Dois anos depois, Crónica de una muerte anunciada estava publicada, mas
ela não quis ler o que o filho escrevera, convicta de que uma coisa que saiu tão mal na vida não pode sair bem num livro. No entanto, o que acontecera
– perseguido pelos dois irmãos, Cayetano Gentile Chimento procurou refúgio na
sua casa onde a mãe, certa de que já estivesse no quarto, trancou a porta
da rua, deixando-o à mercê dos golpes que o mataram – além da tristeza que
sentiu, o fez entender o crime como uma tragédia de responsabilidade coletiva: não somente Margarita Chica Salas, a
moça que nomeara o responsável pela sua honra, embora ninguém ignorasse que tal
honra não fosse tão intocada, não era a única culpada pela morte, mas a cidade
inteira. Um tema que o irá acompanhar por muito tempo – não se passava um dia
em que não tivesse desejos de escrever sobre ele – até que um dia, no aeroporto
de Argel, quando a porta de saída se abriu e deixou passar um príncipe árabe,
levando no punho um falcão amestrado, lembrou-se de seu amigo Cayetano Gentile
que aprendera de seu pai a arte de altanaria.
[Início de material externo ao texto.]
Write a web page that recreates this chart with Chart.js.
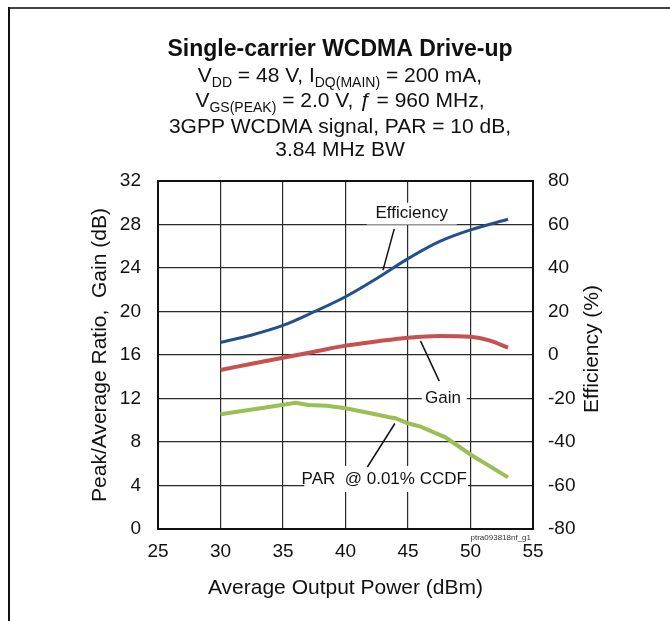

A partir de então, percebeu que
não teria paz enquanto não lhe escrevesse a história. Seguiu o sinuoso caminho
das lembranças, aceitou fatos e imagens que as circunstâncias de vida lhe
ofereceram, entrelaçou o trágico e o burlesco ao retratar os humanos e,
contradizendo o prognóstico materno, escreveu um de seus livros mais fascinantes.